Bugger... - the code though is using --nodefile=:

$ grep srun task.0000.sh
task.0000.sh:/usr/bin/srun --exclusive --cpu-bind=none --nodes 1 --ntasks 1 --cpus-per-task 1 --gpus-per-task 0 --nodefile=/scratch/gpfs/lsawade/radical.pilot.sandbox/re.session.traverse.princeton.edu.lsawade.018719.0005/pilot.0000/task.0000//task.0000.nodes --export=ALL,NODE_LFS_PATH="/tmp" /bin/echo "Hello world!" 

but that task indeed never returns. Does that line work on an interactive node? FWIW, task.0000.nodes contains:

$ cat task.0000.nodes 
traverse-k02g1

Yes, in interactive mode and change of the nodefile to the node I land on it works

Edit: In my interactive job I'm using one node only, let me try with two...

Update

It works also when using the two nodes in the interactive job and editing the task.0000.nodes to contain one of the accessible nodes. Either node works, so this does not seem to be the problem.

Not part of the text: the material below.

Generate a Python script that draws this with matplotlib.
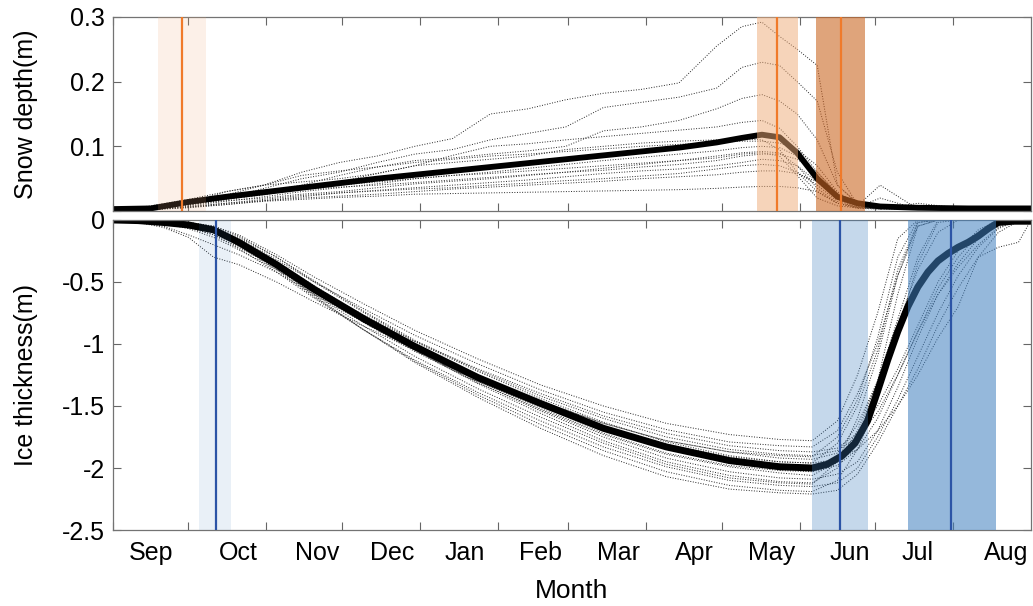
import matplotlib
matplotlib.use("Agg")
import matplotlib.pyplot as plt
import numpy as np

plt.rcParams["font.family"] = ["Liberation Sans", "DejaVu Sans"]

# days since 1 Sep
month_names = ["Sep", "Oct", "Nov", "Dec", "Jan", "Feb", "Mar", "Apr", "May", "Jun", "Jul", "Aug"]
month_start = [0, 30, 61, 91, 122, 153, 181, 212, 242, 273, 303, 334]
label_pos = [15, 50, 81, 111, 140, 170, 201, 231, 262, 293, 320, 355]

# ---- snow depth (m) ----
snow_days = [0, 15, 30, 45, 60, 75, 90, 105, 120, 135, 150, 165, 180, 195, 210, 225, 240,
             250, 258, 265, 272, 280, 288, 296, 305, 320, 340, 365]
snow_mean = [0.003, 0.004, 0.014, 0.022, 0.029, 0.036, 0.043, 0.05, 0.056, 0.062, 0.068, 0.074,
             0.08, 0.086, 0.092, 0.098, 0.106, 0.113, 0.118, 0.114, 0.09, 0.05, 0.022, 0.012,
             0.007, 0.005, 0.004, 0.004]
snow_runs = [
    [0, 0.005, 0.012, 0.03, 0.04, 0.06, 0.075, 0.085, 0.1, 0.112, 0.15, 0.158, 0.172, 0.182, 0.188, 0.198, 0.255, 0.285, 0.292, 0.27, 0.25, 0.225, 0.04, 0.012, 0.006, 0.003, 0.003, 0.003],
    [0, 0.004, 0.01, 0.02, 0.035, 0.05, 0.06, 0.075, 0.088, 0.095, 0.11, 0.12, 0.13, 0.16, 0.168, 0.176, 0.19, 0.222, 0.23, 0.225, 0.2, 0.17, 0.06, 0.01, 0.005, 0.003, 0.003, 0.003],
    [0, 0.004, 0.01, 0.02, 0.03, 0.04, 0.055, 0.068, 0.078, 0.082, 0.088, 0.093, 0.1, 0.124, 0.13, 0.14, 0.158, 0.174, 0.18, 0.17, 0.15, 0.11, 0.04, 0.012, 0.006, 0.004, 0.004, 0.004],
    [0.002, 0.004, 0.01, 0.018, 0.025, 0.035, 0.045, 0.058, 0.07, 0.086, 0.1, 0.104, 0.11, 0.115, 0.12, 0.125, 0.13, 0.137, 0.14, 0.128, 0.1, 0.06, 0.028, 0.01, 0.006, 0.005, 0.004, 0.004],
    [0, 0.006, 0.015, 0.025, 0.04, 0.045, 0.05, 0.058, 0.07, 0.075, 0.08, 0.085, 0.095, 0.1, 0.105, 0.108, 0.11, 0.112, 0.11, 0.095, 0.06, 0.03, 0.012, 0.006, 0.02, 0.003, 0.003, 0.003],
    [0, 0.003, 0.008, 0.015, 0.022, 0.03, 0.036, 0.042, 0.05, 0.055, 0.06, 0.066, 0.072, 0.078, 0.083, 0.088, 0.093, 0.098, 0.1, 0.098, 0.085, 0.05, 0.02, 0.008, 0.005, 0.003, 0.003, 0.003],
    [0, 0.004, 0.01, 0.016, 0.02, 0.026, 0.03, 0.036, 0.042, 0.046, 0.05, 0.055, 0.06, 0.066, 0.072, 0.078, 0.085, 0.09, 0.092, 0.09, 0.07, 0.035, 0.012, 0.006, 0.004, 0.003, 0.003, 0.003],
    [0, 0.005, 0.012, 0.02, 0.028, 0.033, 0.037, 0.04, 0.044, 0.048, 0.052, 0.056, 0.06, 0.063, 0.068, 0.072, 0.078, 0.085, 0.088, 0.088, 0.08, 0.06, 0.025, 0.008, 0.04, 0.003, 0.003, 0.003],
    [0, 0.003, 0.006, 0.01, 0.016, 0.022, 0.028, 0.032, 0.036, 0.04, 0.044, 0.048, 0.053, 0.058, 0.062, 0.065, 0.07, 0.075, 0.08, 0.078, 0.07, 0.045, 0.018, 0.006, 0.004, 0.003, 0.003, 0.003],
    [0, 0.002, 0.006, 0.012, 0.018, 0.024, 0.028, 0.031, 0.034, 0.036, 0.04, 0.043, 0.047, 0.05, 0.054, 0.058, 0.065, 0.07, 0.072, 0.07, 0.06, 0.04, 0.015, 0.005, 0.003, 0.012, 0.003, 0.003],
    [0, 0.003, 0.007, 0.012, 0.016, 0.02, 0.023, 0.026, 0.03, 0.034, 0.037, 0.04, 0.043, 0.046, 0.05, 0.053, 0.056, 0.06, 0.062, 0.062, 0.058, 0.045, 0.02, 0.006, 0.004, 0.003, 0.003, 0.003],
    [0, 0.002, 0.005, 0.01, 0.015, 0.018, 0.021, 0.023, 0.026, 0.027, 0.028, 0.029, 0.03, 0.031, 0.032, 0.033, 0.035, 0.037, 0.038, 0.038, 0.036, 0.03, 0.012, 0.004, 0.003, 0.003, 0.003, 0.003],
    [0, 0.008, 0.018, 0.03, 0.04, 0.055, 0.062, 0.068, 0.075, 0.08, 0.085, 0.088, 0.092, 0.096, 0.1, 0.103, 0.106, 0.108, 0.108, 0.105, 0.095, 0.07, 0.03, 0.01, 0.005, 0.003, 0.003, 0.003],
    [0, 0.004, 0.01, 0.018, 0.026, 0.034, 0.04, 0.045, 0.05, 0.055, 0.058, 0.062, 0.066, 0.07, 0.074, 0.078, 0.082, 0.088, 0.09, 0.085, 0.055, 0.02, 0.008, 0.005, 0.004, 0.003, 0.003, 0.003],
]

# ---- ice thickness (m, negative down) ----
ice_mean_days = [0, 10, 20, 30, 40, 50, 65, 80, 100, 120, 145, 170, 195, 220, 245, 265, 278,
                 284, 290, 295, 300, 304, 308, 312, 316, 320, 324, 328, 332, 336, 340, 344,
                 348, 352, 358, 365]
ice_mean = [0, -0.005, -0.02, -0.04, -0.08, -0.18, -0.36, -0.56, -0.8, -1.02, -1.27, -1.48,
            -1.68, -1.83, -1.94, -1.99, -2.0, -1.97, -1.9, -1.8, -1.62, -1.38, -1.13, -0.9,
            -0.7, -0.54, -0.42, -0.33, -0.27, -0.22, -0.18, -0.13, -0.07, -0.02, -0.01, -0.01]

ice_days = [0, 10, 20, 30, 40, 50, 65, 80, 100, 120, 145, 170, 195, 220, 245, 265, 278,
            288, 296, 304, 312, 320, 328, 336, 344, 352, 360, 365]
ice_runs = [
    [0, 0, -0.01, -0.02, -0.05, -0.12, -0.28, -0.46, -0.68, -0.89, -1.12, -1.33, -1.5, -1.64, -1.73, -1.77, -1.78, -1.62, -1.25, -0.75, -0.15, 0, 0, 0, 0, 0, 0, 0],
    [0, -0.01, -0.02, -0.04, -0.07, -0.15, -0.32, -0.5, -0.72, -0.93, -1.16, -1.37, -1.55, -1.69, -1.79, -1.82, -1.83, -1.7, -1.4, -1.0, -0.45, -0.05, 0, 0, 0, 0, 0, 0],
    [0, -0.01, -0.03, -0.06, -0.12, -0.22, -0.38, -0.55, -0.77, -0.98, -1.2, -1.4, -1.58, -1.72, -1.82, -1.86, -1.87, -1.84, -1.72, -1.5, -1.2, -0.85, -0.5, -0.25, -0.08, 0, 0, 0],
    [0, -0.02, -0.06, -0.14, -0.3, -0.36, -0.5, -0.66, -0.86, -1.05, -1.26, -1.46, -1.64, -1.78, -1.87, -1.9, -1.91, -1.75, -1.45, -0.95, -0.3, 0, 0, 0, 0, 0, 0, 0],
    [0, -0.02, -0.05, -0.12, -0.2, -0.28, -0.42, -0.6, -0.83, -1.05, -1.3, -1.52, -1.72, -1.88, -1.98, -2.02, -2.03, -1.98, -1.85, -1.6, -1.25, -0.9, -0.55, -0.3, -0.12, -0.02, 0, 0],
    [0, 0, -0.01, -0.03, -0.06, -0.14, -0.3, -0.5, -0.75, -0.98, -1.22, -1.44, -1.63, -1.79, -1.9, -1.95, -1.96, -1.8, -1.5, -1.05, -0.4, -0.02, 0, 0, 0, 0, 0, 0],
    [0, -0.01, -0.02, -0.05, -0.1, -0.2, -0.38, -0.58, -0.83, -1.06, -1.31, -1.53, -1.73, -1.89, -1.99, -2.04, -2.06, -1.95, -1.7, -1.3, -0.8, -0.3, 0, 0, 0, 0, 0, 0],
    [0, -0.01, -0.02, -0.04, -0.09, -0.19, -0.37, -0.57, -0.82, -1.05, -1.31, -1.54, -1.75, -1.92, -2.03, -2.08, -2.09, -2.05, -1.95, -1.7, -1.35, -0.95, -0.6, -0.35, -0.15, -0.03, 0, 0],
    [0, 0, -0.01, -0.03, -0.07, -0.16, -0.34, -0.55, -0.81, -1.05, -1.32, -1.56, -1.78, -1.95, -2.06, -2.11, -2.12, -2.0, -1.75, -1.3, -0.6, -0.05, 0, 0, 0, 0, 0, 0],
    [0, -0.01, -0.03, -0.06, -0.12, -0.23, -0.42, -0.63, -0.89, -1.13, -1.39, -1.62, -1.83, -1.99, -2.1, -2.14, -2.15, -2.12, -2.0, -1.75, -1.45, -1.1, -0.75, -0.45, -0.22, -0.07, 0, 0],
    [0, -0.01, -0.02, -0.05, -0.1, -0.21, -0.4, -0.62, -0.89, -1.14, -1.41, -1.65, -1.86, -2.03, -2.14, -2.18, -2.19, -2.1, -1.85, -1.45, -0.9, -0.35, -0.02, 0, 0, 0, 0, 0],
    [0, 0, -0.01, -0.03, -0.08, -0.18, -0.38, -0.61, -0.89, -1.15, -1.43, -1.68, -1.9, -2.07, -2.17, -2.2, -2.21, -2.18, -2.05, -1.8, -1.5, -1.2, -0.85, -0.55, -0.3, -0.1, -0.01, 0],
    [0, -0.01, -0.02, -0.04, -0.08, -0.17, -0.34, -0.53, -0.78, -1.0, -1.25, -1.47, -1.66, -1.81, -1.91, -1.95, -1.96, -1.93, -1.85, -1.7, -1.5, -1.25, -0.95, -0.7, -0.3, -0.22, -0.18, 0],
    [0, -0.01, -0.03, -0.07, -0.14, -0.24, -0.4, -0.58, -0.81, -1.02, -1.25, -1.46, -1.64, -1.78, -1.87, -1.92, -1.93, -1.88, -1.65, -1.3, -0.85, -0.4, -0.1, 0, 0, 0, 0, 0],
    [0, 0, -0.01, -0.02, -0.05, -0.13, -0.3, -0.49, -0.74, -0.97, -1.21, -1.42, -1.6, -1.75, -1.85, -1.89, -1.9, -1.86, -1.75, -1.55, -1.25, -0.9, -0.6, -0.38, -0.2, -0.06, 0, 0],
    [0, -0.01, -0.02, -0.04, -0.09, -0.2, -0.39, -0.6, -0.86, -1.1, -1.36, -1.59, -1.8, -1.97, -2.08, -2.12, -2.13, -1.95, -1.6, -1.1, -0.45, -0.02, 0, 0, 0, 0, 0, 0],
]

# shaded periods (start, end, marker line), days since 1 Sep
snow_span_start = [17.7, 256, 279.6]
snow_span_end = [37.0, 272.3, 299]
snow_span_line = [27.6, 264, 289.6]
snow_span_color = ["#efab77", "#efab77", "#cb6724"]
snow_span_alpha = [0.17, 0.5, 0.6]

ice_span_start = [34, 278, 316]
ice_span_end = [47, 300, 351]
ice_span_line = [40.8, 289, 333]
ice_span_alpha = [0.11, 0.3, 0.55]


fig = plt.figure(figsize=(10.33, 6.06), dpi=100)
ax1 = fig.add_axes([0.1094, 0.6518, 0.8887, 0.3202])
ax2 = fig.add_axes([0.1094, 0.1254, 0.8887, 0.5116])

for run in snow_runs:
    ax1.plot(snow_days, run, color="0.15", lw=0.7, ls=":")
ax1.plot(snow_days, snow_mean, color="k", lw=4.2, solid_capstyle="butt")
for i in range(3):
    ax1.axvspan(snow_span_start[i], snow_span_end[i], color=snow_span_color[i],
                alpha=snow_span_alpha[i], lw=0, zorder=3)
    ax1.axvline(snow_span_line[i], color="#f07a2a", lw=1.6, zorder=4)

for run in ice_runs:
    ax2.plot(ice_days, run, color="0.15", lw=0.7, ls=":")
ax2.plot(ice_mean_days, ice_mean, color="k", lw=5, solid_capstyle="butt",
         solid_joinstyle="round")
for i in range(3):
    ax2.axvspan(ice_span_start[i], ice_span_end[i], color="#3f7fbf",
                alpha=ice_span_alpha[i], lw=0, zorder=3)
    ax2.axvline(ice_span_line[i], color="#2c54a6", lw=1.6, zorder=4)

for ax in (ax1, ax2):
    ax.set_xlim(0, 365)
    ax.set_xticks(month_start)
    ax.set_xticklabels([])
    ax.tick_params(which="both", direction="in", top=True, right=True,
                   length=6, width=0.8, color="0.4", labelsize=18, pad=6)
    for s in ax.spines.values():
        s.set_color("0.45")
        s.set_linewidth(0.9)

# the two "0" labels coincide in the reference; one is drawn
ax1.set_ylim(0, 0.3)
ax1.set_yticks([0, 0.1, 0.2, 0.3])
ax1.set_yticklabels(["", "0.1", "0.2", "0.3"])
ax1.set_ylabel("Snow depth(m)", fontsize=18)

ax2.set_ylim(-2.5, 0)
ax2.set_yticks([-2.5, -2, -1.5, -1, -0.5, 0])
ax2.set_yticklabels(["-2.5", "-2", "-1.5", "-1", "-0.5", "0"])
ax2.set_ylabel("Ice thickness(m)", fontsize=18)
ax2.set_xticks(label_pos, minor=True)
ax2.set_xticklabels(month_names, minor=True)
ax2.tick_params(which="minor", length=0, pad=8)
ax2.set_xlabel("Month", fontsize=19, labelpad=10)

ax1.yaxis.set_label_coords(-0.082, 0.5)
ax2.yaxis.set_label_coords(-0.082, 0.5)

fig.savefig("out.png", dpi=100)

Hmm, where does that leave us... - so it is not the srun command format which is at fault after all?

Can you switch your workload to, say, /bin/date to make sure we are not looking at the wrong place, and that the application code behaves as expected when we run under EnTK?

Would you mind running one more test: interactively get two nodes, and run the command towards the other node than the one you land on.

See Update above

You should see the allocated nodes via cat $SLURM_NODEFILE or something like that (env | grep SLURM will be helpful)

echo $SLURM_NODELIST works, I don't seem to have the nodefile environment variable.

What do you mean with switching my workload to /bin/date ?

I also tested running the entire task.0000.sh in interactive mode, and it had no problem.

Slurm on Traverse seems to be working in a strange way. Lucas is in contact with the research service at Princeton.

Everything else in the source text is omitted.